> [STATED PROBLEM] Reproduce nothing but the lines from the start of the material through the line that includes "ax = fig.add_axes([108", both ends included, and omit every picture.

> [INFORMATION PROVIDED]

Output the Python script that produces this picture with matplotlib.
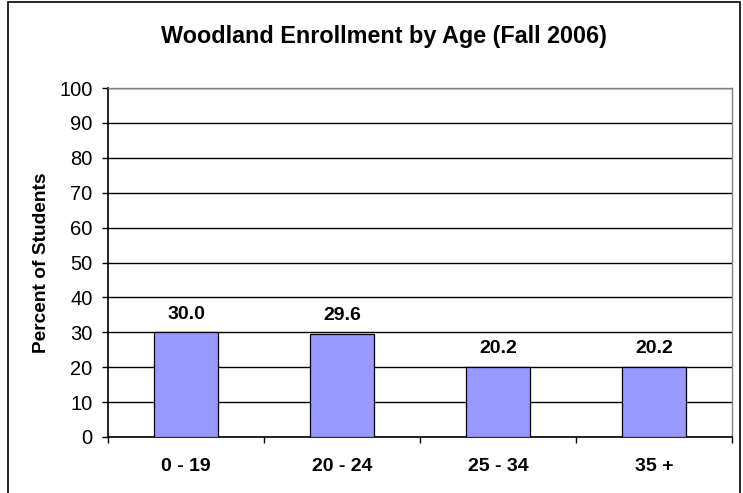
import matplotlib
matplotlib.use('Agg')
import matplotlib.pyplot as plt
from matplotlib.patches import Rectangle

# Datos
age_groups = ['0 - 19', '20 - 24', '25 - 34', '35 +']
percent_students = [30.0, 29.6, 20.2, 20.2]
y_ticks = list(range(0, 101, 10))

plt.rcParams['font.family'] = ['Liberation Sans', 'DejaVu Sans']

W, H = 743, 493
fig = plt.figure(figsize=(W / 100, H / 100), dpi=100)
fig.patch.set_facecolor('white')

# borde exterior de la figura
fig.add_artist(Rectangle((8 / W, -0.05), (740 - 8) / W, 1.05 - 2 / H,
                         transform=fig.transFigure, fill=False,
                         edgecolor='black', linewidth=1.2))

ax = fig.add_axes([108 / W, 1 - 437 / H, (732 - 108) / W, (437 - 88) / H])

x = list(range(len(age_groups)))
ax.bar(x, percent_students, width=0.41, color='#9999FF',
       edgecolor='black', linewidth=0.9, zorder=3)

for xi, v in zip(x, percent_students):
    ax.annotate(f'{v:.1f}', (xi, v), xytext=(0, 7), textcoords='offset points',
                ha='center', va='bottom', fontsize=14, fontweight='bold')

ax.set_xlim(-0.5, len(age_groups) - 0.5)
ax.set_ylim(0, 100)
ax.set_yticks(y_ticks)
ax.yaxis.grid(True, color='black', linewidth=1.0, zorder=0)
ax.set_axisbelow(True)

ax.set_xticks(x)
ax.set_xticklabels(age_groups, fontsize=14, fontweight='bold')
ax.tick_params(axis='x', which='major', length=0, pad=15)
ax.set_xticks([i - 0.5 for i in range(len(age_groups) + 1)], minor=True)
ax.tick_params(axis='x', which='minor', length=4, width=1, direction='out')
ax.tick_params(axis='y', length=4, width=1, labelsize=14.5, pad=7)

for s in ['top', 'right']:
    ax.spines[s].set_color('#808080')
    ax.spines[s].set_linewidth(1.0)
for s in ['left', 'bottom']:
    ax.spines[s].set_color('black')
    ax.spines[s].set_linewidth(1.2)

ax.set_ylabel('Percent of Students', fontsize=13.8, fontweight='bold', labelpad=7)

fig.text(384 / W, 1 - 36 / H, 'Woodland Enrollment by Age (Fall 2006)',
         ha='center', va='center', fontsize=16.8, fontweight='bold')

fig.savefig('out.png', dpi=100, facecolor='white')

> [WORKED ANSWER]
Output the Python script that produces this picture with matplotlib.
import matplotlib
matplotlib.use('Agg')
import matplotlib.pyplot as plt
from matplotlib.patches import Rectangle

# Datos
age_groups = ['0 - 19', '20 - 24', '25 - 34', '35 +']
percent_students = [30.0, 29.6, 20.2, 20.2]
y_ticks = list(range(0, 101, 10))

plt.rcParams['font.family'] = ['Liberation Sans', 'DejaVu Sans']

W, H = 743, 493
fig = plt.figure(figsize=(W / 100, H / 100), dpi=100)
fig.patch.set_facecolor('white')

# borde exterior de la figura
fig.add_artist(Rectangle((8 / W, -0.05), (740 - 8) / W, 1.05 - 2 / H,
                         transform=fig.transFigure, fill=False,
                         edgecolor='black', linewidth=1.2))

ax = fig.add_axes([108 / W, 1 - 437 / H, (732 - 108) / W, (437 - 88) / H])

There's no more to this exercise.